Lalique Meets Damien Hirst To Create ‘Eternal’
LALIQUE has partnered with the worldwide renowned artist Damien Hirst to create an exclusive collection of crystal panels, “Eternal”, available in three different designs. Hope, Beauty and Love are available in 12 different colours and limited to 50 pieces worldwide, at a starting price of £12,000.00. Throughout history, the butterfly has repeatedly been used as a symbol of life and beauty. In Damien Hirst’s work, the insect also serves as a reminder of the fragility of life. In these stunning works, Hirst captures an image of a butterfly in crystal, for eternity.
The panels filter light, which is in turn rendered blue, pink, amber, green, violet, black or clear, and the diversity of colours combined with the three varieties of butterfly – titled by the artist as Love, Hope and Beauty – allows for a multiplicity of choices.
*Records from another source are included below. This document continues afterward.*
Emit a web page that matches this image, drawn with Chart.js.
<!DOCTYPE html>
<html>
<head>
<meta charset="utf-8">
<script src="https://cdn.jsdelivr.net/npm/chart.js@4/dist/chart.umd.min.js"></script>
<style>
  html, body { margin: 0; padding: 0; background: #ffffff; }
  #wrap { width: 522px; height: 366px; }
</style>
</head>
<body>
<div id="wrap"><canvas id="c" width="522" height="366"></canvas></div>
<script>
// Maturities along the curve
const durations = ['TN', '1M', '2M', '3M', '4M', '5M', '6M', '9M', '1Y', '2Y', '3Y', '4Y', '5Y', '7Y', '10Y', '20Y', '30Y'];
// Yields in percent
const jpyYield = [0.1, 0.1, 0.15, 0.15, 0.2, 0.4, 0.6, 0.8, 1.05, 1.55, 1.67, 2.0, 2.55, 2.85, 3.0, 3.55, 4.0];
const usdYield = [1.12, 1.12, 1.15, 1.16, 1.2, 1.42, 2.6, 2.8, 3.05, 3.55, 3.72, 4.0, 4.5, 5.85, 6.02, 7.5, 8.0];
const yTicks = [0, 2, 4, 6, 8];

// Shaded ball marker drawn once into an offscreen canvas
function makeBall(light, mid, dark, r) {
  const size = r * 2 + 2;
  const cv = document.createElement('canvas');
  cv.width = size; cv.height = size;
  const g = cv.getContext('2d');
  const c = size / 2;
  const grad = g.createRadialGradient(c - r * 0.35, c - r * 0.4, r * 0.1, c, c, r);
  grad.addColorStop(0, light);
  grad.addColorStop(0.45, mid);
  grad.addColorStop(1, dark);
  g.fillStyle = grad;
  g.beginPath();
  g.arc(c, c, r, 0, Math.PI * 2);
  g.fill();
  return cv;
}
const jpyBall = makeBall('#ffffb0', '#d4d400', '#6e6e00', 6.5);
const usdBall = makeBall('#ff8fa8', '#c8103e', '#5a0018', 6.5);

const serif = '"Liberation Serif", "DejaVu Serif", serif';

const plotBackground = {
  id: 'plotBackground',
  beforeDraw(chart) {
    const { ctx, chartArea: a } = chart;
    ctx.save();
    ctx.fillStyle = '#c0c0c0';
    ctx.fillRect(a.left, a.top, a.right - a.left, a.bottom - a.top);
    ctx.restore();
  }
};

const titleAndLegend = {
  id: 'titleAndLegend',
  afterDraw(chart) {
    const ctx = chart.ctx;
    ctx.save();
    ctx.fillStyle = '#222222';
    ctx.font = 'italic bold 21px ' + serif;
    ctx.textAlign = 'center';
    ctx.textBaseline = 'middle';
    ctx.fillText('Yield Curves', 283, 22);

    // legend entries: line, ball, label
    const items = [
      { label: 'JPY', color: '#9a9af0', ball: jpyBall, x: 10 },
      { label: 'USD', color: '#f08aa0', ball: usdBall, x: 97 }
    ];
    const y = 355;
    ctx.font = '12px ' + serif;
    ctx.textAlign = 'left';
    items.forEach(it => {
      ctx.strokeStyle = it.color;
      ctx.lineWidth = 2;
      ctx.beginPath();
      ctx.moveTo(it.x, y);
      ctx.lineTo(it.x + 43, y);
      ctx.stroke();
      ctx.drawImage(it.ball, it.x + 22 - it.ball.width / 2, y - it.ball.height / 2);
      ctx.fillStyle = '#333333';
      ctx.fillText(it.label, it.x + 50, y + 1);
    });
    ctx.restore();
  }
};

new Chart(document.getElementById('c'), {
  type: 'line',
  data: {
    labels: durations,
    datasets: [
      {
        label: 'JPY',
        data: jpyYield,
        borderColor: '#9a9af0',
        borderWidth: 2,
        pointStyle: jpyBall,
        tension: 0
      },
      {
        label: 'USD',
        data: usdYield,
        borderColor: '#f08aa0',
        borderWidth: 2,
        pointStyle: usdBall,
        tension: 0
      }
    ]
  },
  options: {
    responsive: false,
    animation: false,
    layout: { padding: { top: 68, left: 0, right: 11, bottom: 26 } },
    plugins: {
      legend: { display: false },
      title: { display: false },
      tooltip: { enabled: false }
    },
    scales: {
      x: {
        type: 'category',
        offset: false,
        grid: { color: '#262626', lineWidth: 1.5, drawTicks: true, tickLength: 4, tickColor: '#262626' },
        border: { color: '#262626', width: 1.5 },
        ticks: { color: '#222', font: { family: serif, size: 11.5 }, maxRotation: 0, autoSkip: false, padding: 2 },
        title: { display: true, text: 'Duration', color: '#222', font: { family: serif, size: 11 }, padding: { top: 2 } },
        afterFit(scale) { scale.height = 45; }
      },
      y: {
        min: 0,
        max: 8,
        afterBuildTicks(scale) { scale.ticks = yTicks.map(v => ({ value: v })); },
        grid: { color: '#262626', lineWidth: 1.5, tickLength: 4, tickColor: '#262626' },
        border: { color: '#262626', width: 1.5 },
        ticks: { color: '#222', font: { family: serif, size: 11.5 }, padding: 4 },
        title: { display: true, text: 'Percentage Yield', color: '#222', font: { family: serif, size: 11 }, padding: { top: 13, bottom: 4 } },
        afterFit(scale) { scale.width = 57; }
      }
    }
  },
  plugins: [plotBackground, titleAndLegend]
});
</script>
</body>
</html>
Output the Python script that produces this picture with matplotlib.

This exceptional collaboration between Damien Hirst and Lalique is an example of two great artisans combining forces to produce a truly beautiful result. Here, Hirst explains the project and his love for butterflies.
One of the most important living artists of this century is collaborating with one of the best-known crystal manufacturers in the world – Damien, what does the collaboration with Lalique mean to you?
I’ve always loved crystal and it’s both beautiful and difficult to work with, so I’m really excited about the project. It’s amazing being able to use all the expert craftsmanship and incredible history of Lalique for something new, and the results are beyond all my expectations. I love that the panels have an almost religious feel, they make you think of stained glass windows which I’ve always adored, it’s the way they manage to capture colour and light so completely and then throw it back out at you.
Crystal is an outstanding and demanding material. What sort of emotions does it evoke? Have you ever worked with crystal before?
Crystals and minerals were the first things I ever collected as a child. I used to spend hours smashing up rocks to find them and then display them all in white boxes. I love how crystal works with the light – either sort of opaquely hinting at it, or throwing out millions of sparkling reflections like a diamond. There’s a massive difference between working with crystal or diamonds. (…) I’ve made these little stained glass windows for my home that incorporate butterflies and skulls and I never tire of looking at them when the sun’s shining.
You first began using butterflies in your work in 1989, after being inspired by seeing flies get stuck on canvases in your South London studio. Taking this idea you started fixing the bodies of dead butterflies to monochrome gloss-painted canvases. Why did you choose the theme of butterflies for the Eternal collection of crystal panels? And what do butterflies stand for in your artwork?
I see butterflies as souls and part of a wider visual language. I’ve always described them as universal triggers; everyone loves them because of their incredible abstract fragility and beauty. But there’s another element that interests me, which is the tension between the kitsch birthday-card kind of image, the power of love and the reality of the actual insect itself. It’s an interesting example of how we use nature to try and express the inexpressible: love, desire, belief and the eternal. They’re really old ideas, butterflies are used in Christian iconography to symbolize the resurrection, and by the ancient Greeks, for the soul. I’ve always loved that they look identical in life and in death, but when the light shines through these panels, it feels like they’re brought back to life in some way.
You once said: “I’ve always looked at art as being the map of a person’s life”. When you look at your own map – what do you see?
I see how amazingly lucky I’ve been. It feels like I’ve been on a rollercoaster and I still can’t quite believe it. But of course my work is always an expression of life because that’s what all art is, and it can’t really be about anything else as that’s all we truly know.